There is research[0] about causes of homelessness and about the effect[1] of house building on homelessness.
This is a well-studied issue, that, as the linked article likes to point out, people are just opposed to the solution for reasons of personal interest and (to me, bizzare) bias. Building houses reduces homelessness, increases supply for everyone, and lowers housing costs for everyone. It has no economic downsides, and significant personal upsides for everyone (cheaper housing and more options for you, dear reader).
[0]: https://homelessnesshousingproblem.com/ (taken from elsewhere in this thread) [1]: https://research.upjohn.org/cgi/viewcontent.cgi?article=1314...
Cheaper housing helps prevent this.
It's not always all or nothing - sometimes you might be able to afford rent if rent were cheaper.
> For case 2 you need more social housing and other support.
"Build more homes" includes social aka public aka "affordable housing".
Of you can't afford a house in the big city, you move to a smaller one.
The problem is lack of a working welfare infrastructure. People become homeless because they're unlucky and once they're down, it's almost impossible to get back up.. it's a failure of state at so many levels. Real estate development is the least of them
> Sry lack of new houses seems doesn't seem like a cause for homelessness. If you can't afford a house in the big city, you move to a smaller one.
This would only make sense if the smaller houses were reasonably priced as opposed to the bigger ones. This is not the case.
And creating more housing would absolutely be a step in the right direction in terms of reducing extreme housing prices. Unless you don't believe in demand and supply economics, that is.
> Once they're down, it's almost impossible to get back up
Yes but that's partly because they can't afford to rent even basic lodging, let alone afford to buy one, and a basic roof over one's head is a pivotal basic need for most things one needs to do in life.
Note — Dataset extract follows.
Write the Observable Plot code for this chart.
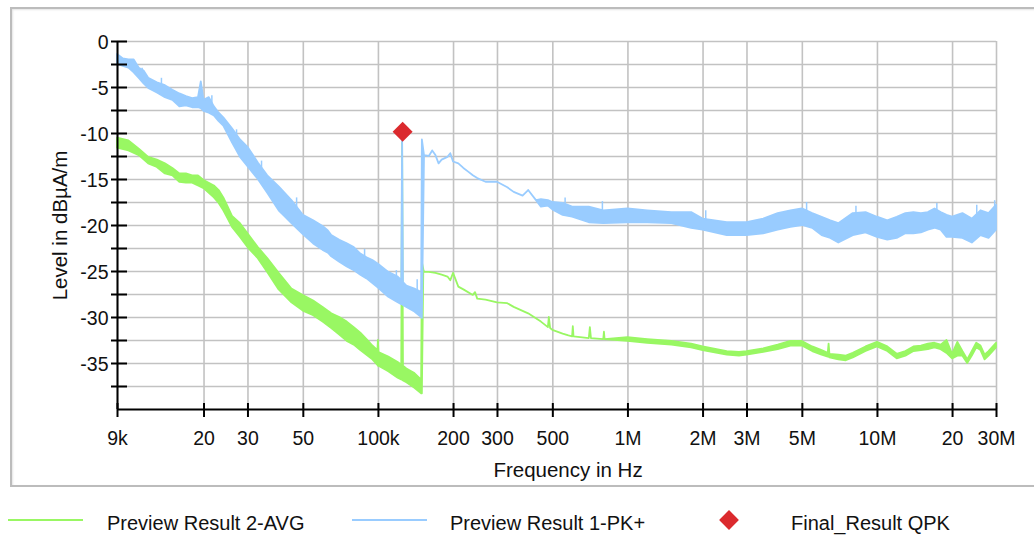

That doesn’t mean that we don’t also need things like better support and easily-accessible government healthcare, but we have to recognize that these things are all connected. Salt Lake City somewhat famously found immediately housing people helps with mental/substance abuse issues simply because all of the other problems in life are more approachable when you’re not sleeping on the street, missing appointments, and having your essentials stolen.
Still, I sincerely believe more people would choose to be homeless if they tried it, because there is nothing inherently bad in living in a tent if the climate allows it. It's just like tourism but with more amenities available due to urban infra + the stigma (that people mostly learned to ignore due to cultural conditioning of the 70s-today period).
Do you know this first hand? Have you tried it?